*GIVEN TASK*
Below is a listing to transcribe in full and exactly; keep the pictures out.

##############################

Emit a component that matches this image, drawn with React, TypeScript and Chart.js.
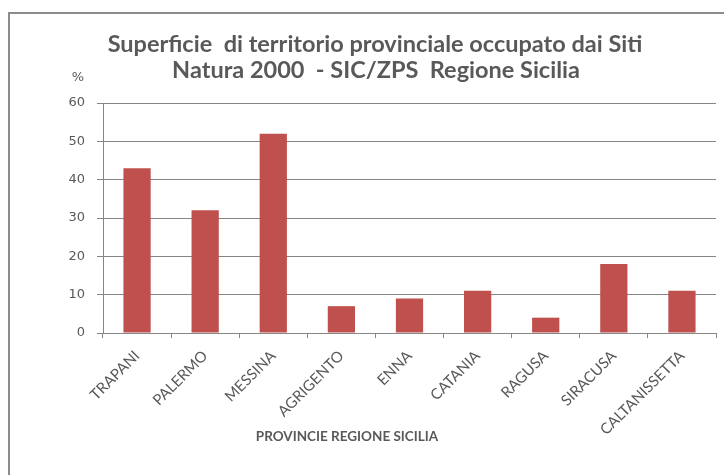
import React, { useEffect, useRef } from "react";
import { Chart, registerables } from "chart.js";

Chart.register(...registerables);

const categories = ["TRAPANI", "PALERMO", "MESSINA", "AGRIGENTO", "ENNA", "CATANIA", "RAGUSA", "SIRACUSA", "CALTANISSETTA"];
const values = [43, 32, 52, 7, 9, 11, 4, 18, 11];
const titleLines = ["Superficie  di territorio provinciale occupato dai Siti", "Natura 2000  - SIC/ZPS  Regione Sicilia"];
const xAxisTitle = "PROVINCIE REGIONE SICILIA";
const yAxisUnit = "%";

const FONT = "Lato, 'Liberation Sans', sans-serif";
const NUMFONT = "'DejaVu Sans', sans-serif";
const TEXT = "#595959";
const GRID = "#868686";

const decorPlugin = {
  id: "decor",
  afterDraw(chart: any) {
    const ctx = chart.ctx;
    ctx.save();
    // frame
    ctx.strokeStyle = "#8c8c8c";
    ctx.lineWidth = 2;
    ctx.beginPath();
    ctx.moveTo(9, 476);
    ctx.lineTo(9, 13);
    ctx.lineTo(725, 13);
    ctx.stroke();
    // title
    ctx.fillStyle = TEXT;
    ctx.textAlign = "center";
    ctx.textBaseline = "middle";
    ctx.font = "bold 23.5px " + FONT;
    ctx.fillText(titleLines[0], 375, 44);
    ctx.fillText(titleLines[1], 376, 70);
    // unit
    ctx.font = "13px " + NUMFONT;
    ctx.fillText(yAxisUnit, 78, 78);
    // x axis title
    ctx.font = "bold 13.5px " + FONT;
    ctx.fillText(xAxisTitle, 347, 437);
    ctx.restore();
  },
};

export default function App() {
  const ref = useRef<HTMLCanvasElement>(null);
  useEffect(() => {
    if (!ref.current) return;
    const chart = new Chart(ref.current, {
      type: "bar",
      data: {
        labels: categories,
        datasets: [
          {
            data: values,
            backgroundColor: "#C0504D",
            borderWidth: 0,
            barPercentage: 0.4,
            categoryPercentage: 1,
          },
        ],
      },
      options: {
        animation: false,
        responsive: false,
        maintainAspectRatio: false,
        layout: { padding: { left: 0, right: 8, top: 103, bottom: 0 } },
        plugins: { legend: { display: false }, title: { display: false }, tooltip: { enabled: false } },
        scales: {
          x: {
            offset: true,
            grid: { offset: true, drawOnChartArea: false, drawTicks: true, tickLength: 5, color: GRID },
            border: { display: true, color: GRID, width: 1 },
            ticks: {
              maxRotation: 45,
              minRotation: 45,
              autoSkip: false,
              padding: 9,
              color: TEXT,
              font: { family: FONT, size: 15 },
            },
            afterFit: (scale: any) => {
              scale.height = 142;
            },
          },
          y: {
            min: 0,
            max: 60,
            ticks: { stepSize: 10, color: TEXT, padding: 12, font: { family: NUMFONT, size: 13 } },
            grid: { color: GRID, tickLength: 6, drawTicks: true },
            border: { display: true, color: GRID, width: 1 },
            afterFit: (scale: any) => {
              scale.width = 103;
            },
          },
        },
      },
      plugins: [decorPlugin],
    });
    return () => chart.destroy();
  }, []);
  return (
    <div style={{ position: "fixed", left: 0, top: 0, width: 724, height: 475, background: "#fff" }}>
      <canvas ref={ref} width={724} height={475} style={{ width: 724, height: 475 }} />
    </div>
  );
}
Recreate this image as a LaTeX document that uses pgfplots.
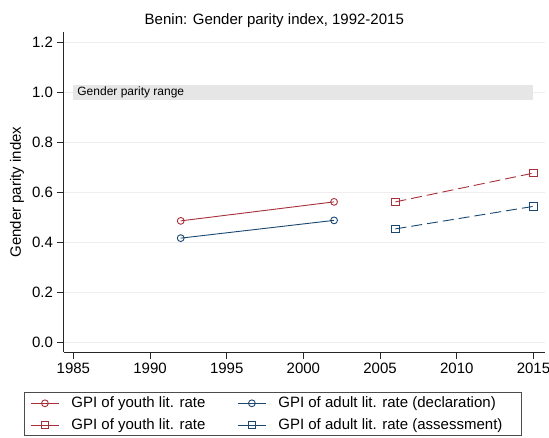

##############################

*RESPONSE*
Emit a component that matches this image, drawn with React, TypeScript and Chart.js.
import React, { useEffect, useRef } from "react";
import { Chart, registerables } from "chart.js";

Chart.register(...registerables);

const categories = ["TRAPANI", "PALERMO", "MESSINA", "AGRIGENTO", "ENNA", "CATANIA", "RAGUSA", "SIRACUSA", "CALTANISSETTA"];
const values = [43, 32, 52, 7, 9, 11, 4, 18, 11];
const titleLines = ["Superficie  di territorio provinciale occupato dai Siti", "Natura 2000  - SIC/ZPS  Regione Sicilia"];
const xAxisTitle = "PROVINCIE REGIONE SICILIA";
const yAxisUnit = "%";

const FONT = "Lato, 'Liberation Sans', sans-serif";
const NUMFONT = "'DejaVu Sans', sans-serif";
const TEXT = "#595959";
const GRID = "#868686";

const decorPlugin = {
  id: "decor",
  afterDraw(chart: any) {
    const ctx = chart.ctx;
    ctx.save();
    // frame
    ctx.strokeStyle = "#8c8c8c";
    ctx.lineWidth = 2;
    ctx.beginPath();
    ctx.moveTo(9, 476);
    ctx.lineTo(9, 13);
    ctx.lineTo(725, 13);
    ctx.stroke();
    // title
    ctx.fillStyle = TEXT;
    ctx.textAlign = "center";
    ctx.textBaseline = "middle";
    ctx.font = "bold 23.5px " + FONT;
    ctx.fillText(titleLines[0], 375, 44);
    ctx.fillText(titleLines[1], 376, 70);
    // unit
    ctx.font = "13px " + NUMFONT;
    ctx.fillText(yAxisUnit, 78, 78);
    // x axis title
    ctx.font = "bold 13.5px " + FONT;
    ctx.fillText(xAxisTitle, 347, 437);
    ctx.restore();
  },
};

export default function App() {
  const ref = useRef<HTMLCanvasElement>(null);
  useEffect(() => {
    if (!ref.current) return;
    const chart = new Chart(ref.current, {
      type: "bar",
      data: {
        labels: categories,
        datasets: [
          {
            data: values,
            backgroundColor: "#C0504D",
            borderWidth: 0,
            barPercentage: 0.4,
            categoryPercentage: 1,
          },
        ],
      },
      options: {
        animation: false,
        responsive: false,
        maintainAspectRatio: false,
        layout: { padding: { left: 0, right: 8, top: 103, bottom: 0 } },
        plugins: { legend: { display: false }, title: { display: false }, tooltip: { enabled: false } },
        scales: {
          x: {
            offset: true,
            grid: { offset: true, drawOnChartArea: false, drawTicks: true, tickLength: 5, color: GRID },
            border: { display: true, color: GRID, width: 1 },
            ticks: {
              maxRotation: 45,
              minRotation: 45,
              autoSkip: false,
              padding: 9,
              color: TEXT,
              font: { family: FONT, size: 15 },
            },
            afterFit: (scale: any) => {
              scale.height = 142;
            },
          },
          y: {
            min: 0,
            max: 60,
            ticks: { stepSize: 10, color: TEXT, padding: 12, font: { family: NUMFONT, size: 13 } },
            grid: { color: GRID, tickLength: 6, drawTicks: true },
            border: { display: true, color: GRID, width: 1 },
            afterFit: (scale: any) => {
              scale.width = 103;
            },
          },
        },
      },
      plugins: [decorPlugin],
    });
    return () => chart.destroy();
  }, []);
  return (
    <div style={{ position: "fixed", left: 0, top: 0, width: 724, height: 475, background: "#fff" }}>
      <canvas ref={ref} width={724} height={475} style={{ width: 724, height: 475 }} />
    </div>
  );
}
Recreate this image as a LaTeX document that uses pgfplots.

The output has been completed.